陈彦儒║夜明村的出山路
许多年以后,70多岁的吴玩辉在叙述时眼圈先红了。
回忆起那个冰冷的雨夜抬着难产的妻子走在陡峭不平的泥路时,他说好像还能听到轰响在耳畔的惊雷。
“雨又大,雷又响,一道接一道炫得人头昏眼花的闪电划破夜幕……”吴玩辉聊起往昔直叹悲苦!那个三月的雨夜,深深烙在他的心尖。
夜明村是一座位于深山老林的山村,当地距离最近的永和镇是13公里,在没有修水泥路的时候,从村里走到镇上赶墟日,要在泥泞陡峭的山路徒步两个钟头。
“那是寒冷的三月天,山里下着雨,深夜老婆难产,我到叔伯阿哥那里借钱、借来可以躺的籐椅。那时村里很穷,别说家家户户没有自行车,没有手电筒,没有雨衣,就连抬人的籐椅也只有阿哥家才有。”吴玩辉称,阿哥是退伍军人,自己还借了军大衣,要来了防淋雨的塑料袋。
他和阿哥抬妻子下山的时候,雨越下越大,雨点横着斜着一刻不停泼下来,走在积水泥泞的土路,每一步都得非常小心,一步不慎,就可能连人带藤椅滚下山坡。吴玩辉说,从一道接一道闪电洒落的光芒中,自己看到用塑料袋蒙着的妻子狠狠咬着嘴唇,压抑阵痛的沉重的喘息和呻吟一声比一声尖锐,一声比一声刺心,一团团凸起的青筋悄悄浮上她的脖颈和额角。
妻子能不能挺到卫生站?当时吴玩辉心底一点数都没有,他在电闪雷鸣暴雨夜,只能听到心脏在胸膛的跳动声,只能听到妻子压抑着的呻吟声。一串串水珠从他的脸庞流到下巴,像一条瀑布水流一般从下巴直往下淌着,是雨水是歇尽全力时流出的汗水,还是悲伤的泪水?吴玩辉不知道,也不想知道,他心里头只有一个念头:妻与子能不能迈过这道坎,她们的命运正扛在自己和阿哥的肩头……
两兄弟抬着沉重的产妇,走到湖尾合作社的仓库时,雨势越来越大,路畔一棵大树在风雨摧折之下已经撑不住了,“轰”得一声巨响倒在山坡下,危险!阿哥担心爆发山洪,他也明白冒险得看形势,两人决定停下避雨。
天无绝人之路!当他的妻子快熬不住的时刻,吴玩辉妈妈到邻村请来的接生大嫂也跟着赶上来了。经过惊心动魄一番努力,他的儿子终于诞生在这个临时避雨的仓库。“刚开始孩子一直不哭,大嫂拍了拍背,才‘哇’地一声哭了起来。”

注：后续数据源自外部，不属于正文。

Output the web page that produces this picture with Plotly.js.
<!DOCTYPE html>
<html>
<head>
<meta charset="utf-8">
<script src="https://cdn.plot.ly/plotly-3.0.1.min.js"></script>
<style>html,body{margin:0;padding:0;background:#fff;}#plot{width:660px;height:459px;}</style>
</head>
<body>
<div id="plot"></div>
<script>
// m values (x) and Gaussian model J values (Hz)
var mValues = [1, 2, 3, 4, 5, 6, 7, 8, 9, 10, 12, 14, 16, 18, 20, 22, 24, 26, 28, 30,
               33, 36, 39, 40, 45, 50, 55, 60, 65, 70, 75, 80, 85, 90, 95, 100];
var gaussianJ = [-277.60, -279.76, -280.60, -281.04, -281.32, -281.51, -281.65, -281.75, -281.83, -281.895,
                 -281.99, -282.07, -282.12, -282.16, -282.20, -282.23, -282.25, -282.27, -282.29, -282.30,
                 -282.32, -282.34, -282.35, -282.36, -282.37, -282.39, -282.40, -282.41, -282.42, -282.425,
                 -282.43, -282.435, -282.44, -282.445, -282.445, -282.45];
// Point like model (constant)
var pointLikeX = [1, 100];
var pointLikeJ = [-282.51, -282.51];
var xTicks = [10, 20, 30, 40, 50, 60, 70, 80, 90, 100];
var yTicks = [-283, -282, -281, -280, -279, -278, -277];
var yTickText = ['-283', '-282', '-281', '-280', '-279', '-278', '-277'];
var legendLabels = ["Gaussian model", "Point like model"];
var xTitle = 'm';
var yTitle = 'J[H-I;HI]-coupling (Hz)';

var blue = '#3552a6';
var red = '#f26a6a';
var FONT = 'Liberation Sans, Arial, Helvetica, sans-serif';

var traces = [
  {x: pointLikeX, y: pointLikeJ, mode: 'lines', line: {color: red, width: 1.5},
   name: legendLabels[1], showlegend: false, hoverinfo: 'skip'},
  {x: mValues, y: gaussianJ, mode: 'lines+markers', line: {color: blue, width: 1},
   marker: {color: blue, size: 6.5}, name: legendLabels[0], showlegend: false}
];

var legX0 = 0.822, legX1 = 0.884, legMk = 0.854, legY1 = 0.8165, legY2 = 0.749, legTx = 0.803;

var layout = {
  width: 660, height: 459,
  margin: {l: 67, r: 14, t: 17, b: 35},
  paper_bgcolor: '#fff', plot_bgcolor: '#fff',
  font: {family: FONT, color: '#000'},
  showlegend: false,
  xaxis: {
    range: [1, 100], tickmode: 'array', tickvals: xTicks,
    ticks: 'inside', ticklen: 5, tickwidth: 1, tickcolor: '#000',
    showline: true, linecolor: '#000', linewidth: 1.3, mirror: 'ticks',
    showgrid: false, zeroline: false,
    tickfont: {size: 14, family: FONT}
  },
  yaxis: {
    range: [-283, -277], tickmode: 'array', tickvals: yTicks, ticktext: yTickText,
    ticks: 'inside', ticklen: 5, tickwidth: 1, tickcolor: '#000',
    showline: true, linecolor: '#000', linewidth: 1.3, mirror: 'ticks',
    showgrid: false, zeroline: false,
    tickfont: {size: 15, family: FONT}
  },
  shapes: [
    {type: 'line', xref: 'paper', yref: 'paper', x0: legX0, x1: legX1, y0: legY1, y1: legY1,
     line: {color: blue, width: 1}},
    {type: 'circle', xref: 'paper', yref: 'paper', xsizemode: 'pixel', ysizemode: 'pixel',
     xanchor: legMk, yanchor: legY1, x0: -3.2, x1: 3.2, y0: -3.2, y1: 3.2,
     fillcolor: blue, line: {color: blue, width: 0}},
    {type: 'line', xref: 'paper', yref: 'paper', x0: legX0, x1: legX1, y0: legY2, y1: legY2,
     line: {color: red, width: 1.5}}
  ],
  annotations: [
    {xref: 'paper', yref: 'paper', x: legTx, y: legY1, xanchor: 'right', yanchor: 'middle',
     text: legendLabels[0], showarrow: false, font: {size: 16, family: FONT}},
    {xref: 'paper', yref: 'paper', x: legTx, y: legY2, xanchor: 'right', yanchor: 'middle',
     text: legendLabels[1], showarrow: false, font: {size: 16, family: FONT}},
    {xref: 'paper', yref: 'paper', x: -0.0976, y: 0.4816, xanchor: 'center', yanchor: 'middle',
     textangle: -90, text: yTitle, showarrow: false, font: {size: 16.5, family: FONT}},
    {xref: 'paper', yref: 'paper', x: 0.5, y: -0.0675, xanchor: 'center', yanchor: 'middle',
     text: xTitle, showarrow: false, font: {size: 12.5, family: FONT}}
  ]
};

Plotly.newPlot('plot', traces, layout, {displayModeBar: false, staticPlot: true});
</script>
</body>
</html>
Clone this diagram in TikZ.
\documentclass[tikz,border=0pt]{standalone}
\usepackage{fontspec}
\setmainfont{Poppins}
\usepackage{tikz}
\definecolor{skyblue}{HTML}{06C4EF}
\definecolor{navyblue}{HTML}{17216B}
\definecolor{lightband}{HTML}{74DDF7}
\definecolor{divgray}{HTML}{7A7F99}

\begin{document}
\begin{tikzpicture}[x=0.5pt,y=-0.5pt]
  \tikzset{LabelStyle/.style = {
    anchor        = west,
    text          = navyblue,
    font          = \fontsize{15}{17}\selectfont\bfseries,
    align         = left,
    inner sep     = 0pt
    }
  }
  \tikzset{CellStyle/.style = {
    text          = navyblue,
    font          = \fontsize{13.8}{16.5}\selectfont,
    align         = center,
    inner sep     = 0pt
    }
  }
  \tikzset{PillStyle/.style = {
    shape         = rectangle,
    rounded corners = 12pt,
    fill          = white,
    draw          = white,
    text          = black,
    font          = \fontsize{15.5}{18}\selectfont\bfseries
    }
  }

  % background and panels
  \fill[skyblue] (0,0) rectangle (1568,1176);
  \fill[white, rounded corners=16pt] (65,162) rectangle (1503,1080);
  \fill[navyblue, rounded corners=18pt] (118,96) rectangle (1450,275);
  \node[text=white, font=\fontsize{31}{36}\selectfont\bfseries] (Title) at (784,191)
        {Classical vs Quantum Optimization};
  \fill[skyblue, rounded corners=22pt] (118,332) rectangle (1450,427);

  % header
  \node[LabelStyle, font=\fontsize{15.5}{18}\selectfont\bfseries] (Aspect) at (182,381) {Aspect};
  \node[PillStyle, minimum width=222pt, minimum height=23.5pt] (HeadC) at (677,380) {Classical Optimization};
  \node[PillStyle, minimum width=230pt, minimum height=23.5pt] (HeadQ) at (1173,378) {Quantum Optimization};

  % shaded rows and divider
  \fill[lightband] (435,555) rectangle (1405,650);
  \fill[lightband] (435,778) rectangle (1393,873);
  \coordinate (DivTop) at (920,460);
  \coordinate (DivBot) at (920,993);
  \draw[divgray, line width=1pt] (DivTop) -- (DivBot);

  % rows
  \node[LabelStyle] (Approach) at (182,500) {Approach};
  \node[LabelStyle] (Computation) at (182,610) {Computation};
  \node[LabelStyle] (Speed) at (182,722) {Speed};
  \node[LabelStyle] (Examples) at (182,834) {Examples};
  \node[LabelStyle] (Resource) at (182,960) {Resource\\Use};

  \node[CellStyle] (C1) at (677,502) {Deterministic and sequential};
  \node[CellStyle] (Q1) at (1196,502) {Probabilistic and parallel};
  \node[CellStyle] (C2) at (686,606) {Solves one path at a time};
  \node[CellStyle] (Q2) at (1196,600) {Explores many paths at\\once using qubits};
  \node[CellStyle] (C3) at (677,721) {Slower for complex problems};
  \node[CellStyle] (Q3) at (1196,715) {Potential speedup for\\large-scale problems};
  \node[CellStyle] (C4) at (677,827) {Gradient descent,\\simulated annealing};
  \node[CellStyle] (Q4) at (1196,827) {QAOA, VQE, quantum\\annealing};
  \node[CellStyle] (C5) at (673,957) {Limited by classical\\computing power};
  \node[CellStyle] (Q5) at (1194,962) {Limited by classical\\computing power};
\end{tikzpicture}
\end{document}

谈起夜明村的山路,老人话就多了:“那个时节,遇到孩子半夜发烧,要去镇上卫生院看医生,左邻右舍谁都没有电筒,只能找一个竹筒,灌点煤油缠上烂布,点上火把照明,背着孩子举着火把赶去求医。”
吴琼香是吴玩辉的妻子,回忆起70年代末,她补充道:“当时还是生产队时期,耕田肥料不够,生产队安排到七层大队去挑磷肥氮肥,挑着100斤的肥料要爬两面山。”挑一天肥料,只能赚8工分。山路崎岖,挑担脚下一趔趄,肥料就洒落在地,只好一把一把捧起来,装回箩里。
出山的路究竟会有多难?退伍兵吴新文是夜明村的村支书,他也记得小时候跟着家人,挑着山货到镇上赶墟日,凌晨天蒙蒙亮就得出山,步行两个多小时才能赶到镇上。
以前的夜明村到底有多穷?
吴玩辉忘不了割“撸箕”的琐事。客家话里的“撸箕”,是指铁芒箕。
“当年,位于深山的夜明村烧不起煤炭,只能烧撸箕。”吴玩辉告诉我,上山割撸箕最怕就是碰到地蜂和蛇。
“地蜂是在地底筑巢的蜂类,被地蜂叮了,身上很快就会鼓起乒乓球大小的红肿,”这时只能忍着疼痛,挑着撸箕下山后,找到雾荷梗挤出汁去涂抹,才能消肿止痛。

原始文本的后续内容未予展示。